Goal =>
Write out again, word for word, the lines below from the line that holds "Clone this chart in matplotlib." through the line that holds "overall_est, overall_lo, overall_hi = 1.28, -0.89, 3.42", omitting pictures.

Entries shown =>
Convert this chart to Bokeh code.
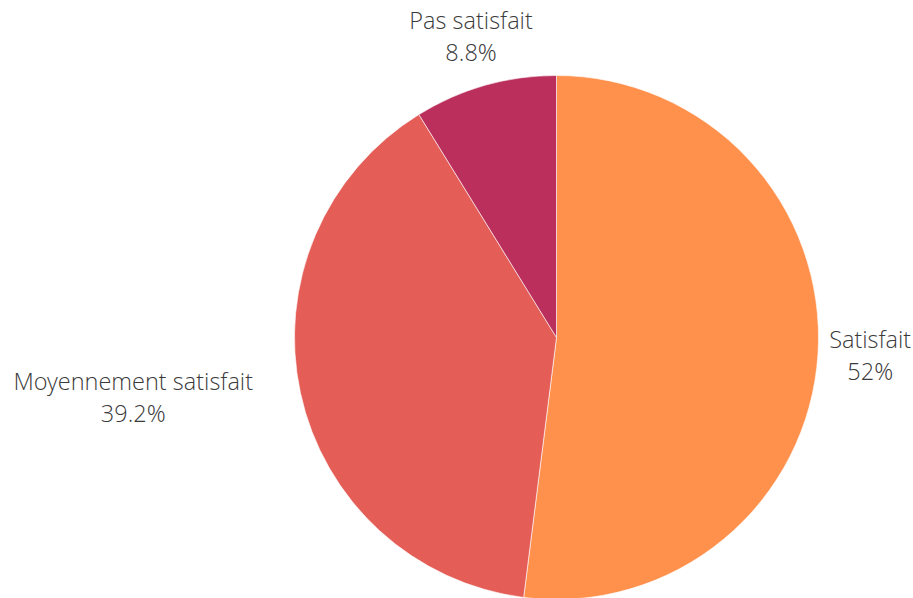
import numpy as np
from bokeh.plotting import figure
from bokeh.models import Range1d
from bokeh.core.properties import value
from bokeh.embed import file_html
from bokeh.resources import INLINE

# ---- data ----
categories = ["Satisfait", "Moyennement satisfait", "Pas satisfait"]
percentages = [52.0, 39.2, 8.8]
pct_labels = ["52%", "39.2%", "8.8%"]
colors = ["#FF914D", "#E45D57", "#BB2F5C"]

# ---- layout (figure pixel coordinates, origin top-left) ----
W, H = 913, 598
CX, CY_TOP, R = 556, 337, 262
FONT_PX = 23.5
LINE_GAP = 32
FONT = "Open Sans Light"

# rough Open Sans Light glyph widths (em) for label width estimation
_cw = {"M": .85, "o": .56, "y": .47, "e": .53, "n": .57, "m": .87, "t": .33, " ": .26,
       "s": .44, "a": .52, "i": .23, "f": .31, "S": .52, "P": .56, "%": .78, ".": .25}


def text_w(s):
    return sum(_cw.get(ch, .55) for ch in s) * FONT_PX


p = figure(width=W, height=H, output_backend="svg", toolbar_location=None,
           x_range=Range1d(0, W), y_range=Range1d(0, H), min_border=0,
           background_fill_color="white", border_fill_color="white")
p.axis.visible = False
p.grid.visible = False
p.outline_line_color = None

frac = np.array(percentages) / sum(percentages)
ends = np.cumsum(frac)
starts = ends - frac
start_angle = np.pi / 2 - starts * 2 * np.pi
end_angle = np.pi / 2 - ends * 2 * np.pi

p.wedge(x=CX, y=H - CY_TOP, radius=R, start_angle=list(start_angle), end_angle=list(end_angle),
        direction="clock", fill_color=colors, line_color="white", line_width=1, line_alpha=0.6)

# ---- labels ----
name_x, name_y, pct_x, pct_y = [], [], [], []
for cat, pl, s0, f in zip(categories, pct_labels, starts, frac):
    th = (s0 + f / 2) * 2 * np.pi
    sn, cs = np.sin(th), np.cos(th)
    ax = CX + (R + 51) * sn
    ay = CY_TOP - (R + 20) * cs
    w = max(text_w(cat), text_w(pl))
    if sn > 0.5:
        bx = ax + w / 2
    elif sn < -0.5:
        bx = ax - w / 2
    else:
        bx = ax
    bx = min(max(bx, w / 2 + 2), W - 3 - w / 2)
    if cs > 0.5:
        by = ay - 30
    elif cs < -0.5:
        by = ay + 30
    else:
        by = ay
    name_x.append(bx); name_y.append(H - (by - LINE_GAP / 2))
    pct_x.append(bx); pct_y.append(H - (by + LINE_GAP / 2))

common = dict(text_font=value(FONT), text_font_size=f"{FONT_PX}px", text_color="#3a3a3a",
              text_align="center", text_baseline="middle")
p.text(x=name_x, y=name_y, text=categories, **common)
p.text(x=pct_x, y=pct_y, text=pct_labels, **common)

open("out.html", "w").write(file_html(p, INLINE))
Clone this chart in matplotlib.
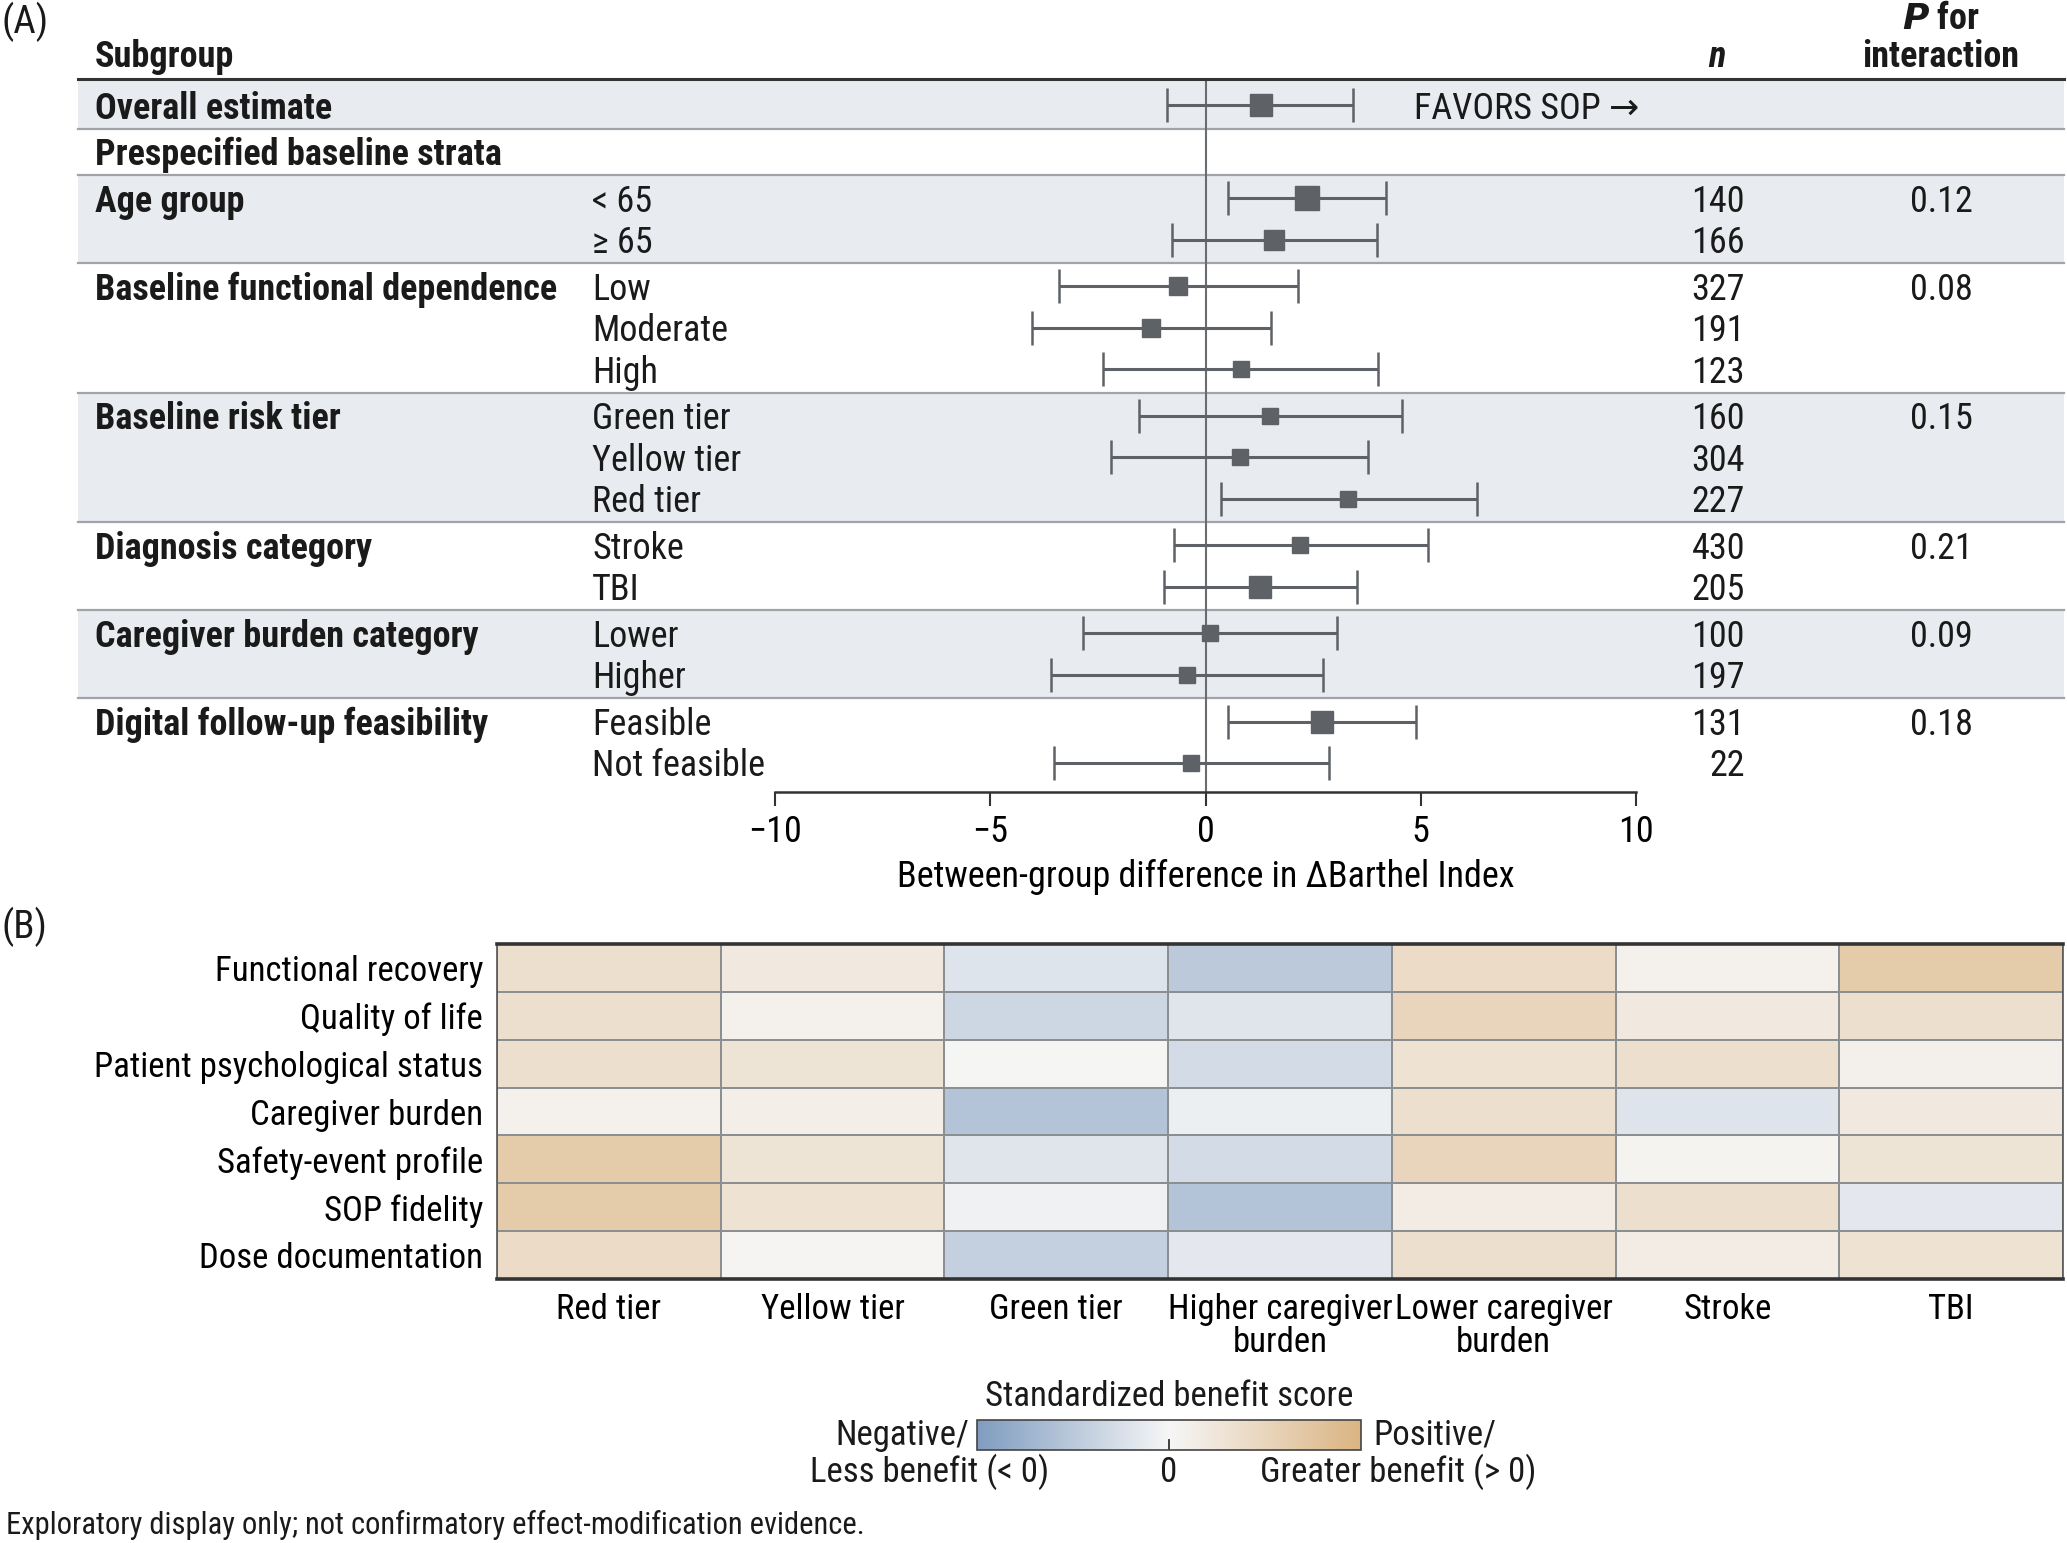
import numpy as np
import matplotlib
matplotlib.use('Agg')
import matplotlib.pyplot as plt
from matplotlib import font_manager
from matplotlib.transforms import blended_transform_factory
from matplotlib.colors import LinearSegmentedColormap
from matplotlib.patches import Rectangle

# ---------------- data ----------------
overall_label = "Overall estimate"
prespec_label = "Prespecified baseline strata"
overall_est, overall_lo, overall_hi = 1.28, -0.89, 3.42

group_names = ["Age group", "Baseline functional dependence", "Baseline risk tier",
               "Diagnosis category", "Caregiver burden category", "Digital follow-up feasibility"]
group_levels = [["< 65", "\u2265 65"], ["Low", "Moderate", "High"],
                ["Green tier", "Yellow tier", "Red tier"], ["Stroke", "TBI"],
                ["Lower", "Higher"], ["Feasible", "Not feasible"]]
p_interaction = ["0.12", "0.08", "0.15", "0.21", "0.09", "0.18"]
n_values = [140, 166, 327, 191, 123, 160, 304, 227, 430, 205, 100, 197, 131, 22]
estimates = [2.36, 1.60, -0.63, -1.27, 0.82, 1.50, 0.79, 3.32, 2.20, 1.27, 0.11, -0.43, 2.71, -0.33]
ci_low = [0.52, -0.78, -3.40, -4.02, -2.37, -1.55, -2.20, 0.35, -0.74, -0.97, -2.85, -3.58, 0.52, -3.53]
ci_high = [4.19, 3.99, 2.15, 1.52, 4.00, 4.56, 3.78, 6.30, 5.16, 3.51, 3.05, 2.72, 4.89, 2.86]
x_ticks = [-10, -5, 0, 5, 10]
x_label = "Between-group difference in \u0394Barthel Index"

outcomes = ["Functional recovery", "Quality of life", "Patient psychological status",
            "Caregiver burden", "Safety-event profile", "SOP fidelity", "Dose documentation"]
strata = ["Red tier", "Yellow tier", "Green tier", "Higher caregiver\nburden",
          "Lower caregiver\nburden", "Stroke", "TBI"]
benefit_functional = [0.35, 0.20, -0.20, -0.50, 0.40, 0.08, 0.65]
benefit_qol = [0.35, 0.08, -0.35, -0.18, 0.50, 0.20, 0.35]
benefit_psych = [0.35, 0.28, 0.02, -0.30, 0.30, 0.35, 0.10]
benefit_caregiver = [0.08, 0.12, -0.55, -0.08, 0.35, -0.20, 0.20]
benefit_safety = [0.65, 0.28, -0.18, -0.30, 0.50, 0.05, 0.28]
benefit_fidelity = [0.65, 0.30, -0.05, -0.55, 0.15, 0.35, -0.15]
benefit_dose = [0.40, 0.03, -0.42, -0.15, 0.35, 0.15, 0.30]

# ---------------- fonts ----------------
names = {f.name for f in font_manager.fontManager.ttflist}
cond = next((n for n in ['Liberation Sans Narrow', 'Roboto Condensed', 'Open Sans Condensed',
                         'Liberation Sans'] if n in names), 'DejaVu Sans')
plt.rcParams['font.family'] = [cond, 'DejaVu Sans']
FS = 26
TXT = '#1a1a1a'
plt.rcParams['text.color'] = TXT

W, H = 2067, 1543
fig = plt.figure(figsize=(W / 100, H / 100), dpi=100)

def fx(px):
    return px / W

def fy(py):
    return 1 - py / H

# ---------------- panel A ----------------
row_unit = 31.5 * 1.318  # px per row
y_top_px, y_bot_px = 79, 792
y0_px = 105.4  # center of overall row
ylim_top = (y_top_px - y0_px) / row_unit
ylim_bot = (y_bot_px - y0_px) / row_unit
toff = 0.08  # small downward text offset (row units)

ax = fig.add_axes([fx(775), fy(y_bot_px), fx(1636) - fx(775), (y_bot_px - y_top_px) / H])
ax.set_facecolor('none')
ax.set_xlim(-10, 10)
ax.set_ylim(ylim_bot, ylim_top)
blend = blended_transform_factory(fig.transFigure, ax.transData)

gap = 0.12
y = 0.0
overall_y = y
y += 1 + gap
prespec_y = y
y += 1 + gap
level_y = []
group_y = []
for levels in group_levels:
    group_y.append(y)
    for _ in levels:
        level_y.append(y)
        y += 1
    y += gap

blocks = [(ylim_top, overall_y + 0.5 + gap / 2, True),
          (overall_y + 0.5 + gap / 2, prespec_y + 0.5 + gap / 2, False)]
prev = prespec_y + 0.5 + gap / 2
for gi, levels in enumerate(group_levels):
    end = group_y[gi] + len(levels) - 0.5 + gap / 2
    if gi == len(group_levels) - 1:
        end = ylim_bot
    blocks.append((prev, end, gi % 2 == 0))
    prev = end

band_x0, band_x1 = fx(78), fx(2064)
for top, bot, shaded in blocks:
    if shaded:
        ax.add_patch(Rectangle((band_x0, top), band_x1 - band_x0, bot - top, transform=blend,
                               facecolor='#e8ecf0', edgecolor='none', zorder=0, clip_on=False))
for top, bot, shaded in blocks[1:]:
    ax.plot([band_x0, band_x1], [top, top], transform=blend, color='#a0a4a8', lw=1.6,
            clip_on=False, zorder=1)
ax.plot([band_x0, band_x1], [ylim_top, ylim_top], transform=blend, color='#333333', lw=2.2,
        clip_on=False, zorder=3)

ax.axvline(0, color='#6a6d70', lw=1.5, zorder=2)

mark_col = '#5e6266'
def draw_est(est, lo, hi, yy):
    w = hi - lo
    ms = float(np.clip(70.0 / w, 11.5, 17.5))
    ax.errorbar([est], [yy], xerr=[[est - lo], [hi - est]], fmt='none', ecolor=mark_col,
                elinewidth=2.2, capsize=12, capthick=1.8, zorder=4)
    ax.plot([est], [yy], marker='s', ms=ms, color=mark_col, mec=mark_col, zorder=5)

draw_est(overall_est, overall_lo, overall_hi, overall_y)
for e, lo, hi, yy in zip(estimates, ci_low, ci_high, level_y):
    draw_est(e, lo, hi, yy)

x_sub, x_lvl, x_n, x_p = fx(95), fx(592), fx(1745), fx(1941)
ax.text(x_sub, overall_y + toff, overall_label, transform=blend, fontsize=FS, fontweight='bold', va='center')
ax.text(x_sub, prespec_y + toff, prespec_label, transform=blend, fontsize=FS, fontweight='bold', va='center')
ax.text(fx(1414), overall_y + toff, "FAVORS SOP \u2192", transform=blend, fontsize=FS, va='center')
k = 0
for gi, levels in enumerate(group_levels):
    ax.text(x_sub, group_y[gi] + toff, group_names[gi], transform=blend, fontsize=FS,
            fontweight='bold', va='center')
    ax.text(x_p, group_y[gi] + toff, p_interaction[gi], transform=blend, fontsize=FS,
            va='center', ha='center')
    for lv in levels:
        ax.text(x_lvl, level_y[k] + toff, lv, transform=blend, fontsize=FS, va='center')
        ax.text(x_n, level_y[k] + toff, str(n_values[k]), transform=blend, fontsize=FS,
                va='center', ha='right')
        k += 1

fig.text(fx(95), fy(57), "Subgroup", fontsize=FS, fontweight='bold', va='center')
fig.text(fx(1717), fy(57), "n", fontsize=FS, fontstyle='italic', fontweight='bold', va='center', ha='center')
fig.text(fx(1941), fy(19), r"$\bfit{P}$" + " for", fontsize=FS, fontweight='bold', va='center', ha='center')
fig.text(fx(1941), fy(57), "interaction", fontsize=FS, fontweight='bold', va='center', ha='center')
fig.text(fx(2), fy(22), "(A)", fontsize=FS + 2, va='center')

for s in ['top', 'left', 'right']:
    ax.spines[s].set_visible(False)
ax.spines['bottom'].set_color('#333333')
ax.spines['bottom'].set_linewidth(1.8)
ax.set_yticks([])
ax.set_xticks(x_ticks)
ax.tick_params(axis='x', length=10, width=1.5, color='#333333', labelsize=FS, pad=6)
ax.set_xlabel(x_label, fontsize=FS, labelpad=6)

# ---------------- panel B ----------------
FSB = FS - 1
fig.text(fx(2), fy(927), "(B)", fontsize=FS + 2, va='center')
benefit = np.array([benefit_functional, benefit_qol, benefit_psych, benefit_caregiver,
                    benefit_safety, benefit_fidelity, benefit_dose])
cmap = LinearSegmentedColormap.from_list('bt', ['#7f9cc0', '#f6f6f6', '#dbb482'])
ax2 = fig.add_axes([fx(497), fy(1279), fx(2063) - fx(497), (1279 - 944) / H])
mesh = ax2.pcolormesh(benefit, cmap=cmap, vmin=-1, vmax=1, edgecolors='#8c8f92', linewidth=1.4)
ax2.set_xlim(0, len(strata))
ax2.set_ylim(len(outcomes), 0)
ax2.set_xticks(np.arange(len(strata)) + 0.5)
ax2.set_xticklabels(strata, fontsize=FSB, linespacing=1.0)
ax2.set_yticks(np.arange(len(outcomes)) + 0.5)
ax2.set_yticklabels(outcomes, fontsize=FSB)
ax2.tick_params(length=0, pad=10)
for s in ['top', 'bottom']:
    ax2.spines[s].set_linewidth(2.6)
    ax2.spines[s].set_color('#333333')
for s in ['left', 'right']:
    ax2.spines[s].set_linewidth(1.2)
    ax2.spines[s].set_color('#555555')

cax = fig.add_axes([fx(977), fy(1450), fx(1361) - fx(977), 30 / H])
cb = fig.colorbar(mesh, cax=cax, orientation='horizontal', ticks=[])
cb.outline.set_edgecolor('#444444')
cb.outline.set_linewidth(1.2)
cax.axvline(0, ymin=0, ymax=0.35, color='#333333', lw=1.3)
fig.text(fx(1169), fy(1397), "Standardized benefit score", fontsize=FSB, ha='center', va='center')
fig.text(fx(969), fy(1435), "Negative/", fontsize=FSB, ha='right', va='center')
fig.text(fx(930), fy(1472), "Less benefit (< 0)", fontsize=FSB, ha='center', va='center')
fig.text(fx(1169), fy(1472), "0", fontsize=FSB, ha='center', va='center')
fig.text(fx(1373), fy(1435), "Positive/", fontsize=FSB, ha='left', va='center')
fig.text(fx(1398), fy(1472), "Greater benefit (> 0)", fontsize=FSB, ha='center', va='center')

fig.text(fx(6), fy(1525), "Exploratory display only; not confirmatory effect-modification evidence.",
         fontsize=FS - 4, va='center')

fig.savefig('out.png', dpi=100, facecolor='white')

Solution =>
Clone this chart in matplotlib.
import numpy as np
import matplotlib
matplotlib.use('Agg')
import matplotlib.pyplot as plt
from matplotlib import font_manager
from matplotlib.transforms import blended_transform_factory
from matplotlib.colors import LinearSegmentedColormap
from matplotlib.patches import Rectangle

# ---------------- data ----------------
overall_label = "Overall estimate"
prespec_label = "Prespecified baseline strata"
overall_est, overall_lo, overall_hi = 1.28, -0.89, 3.42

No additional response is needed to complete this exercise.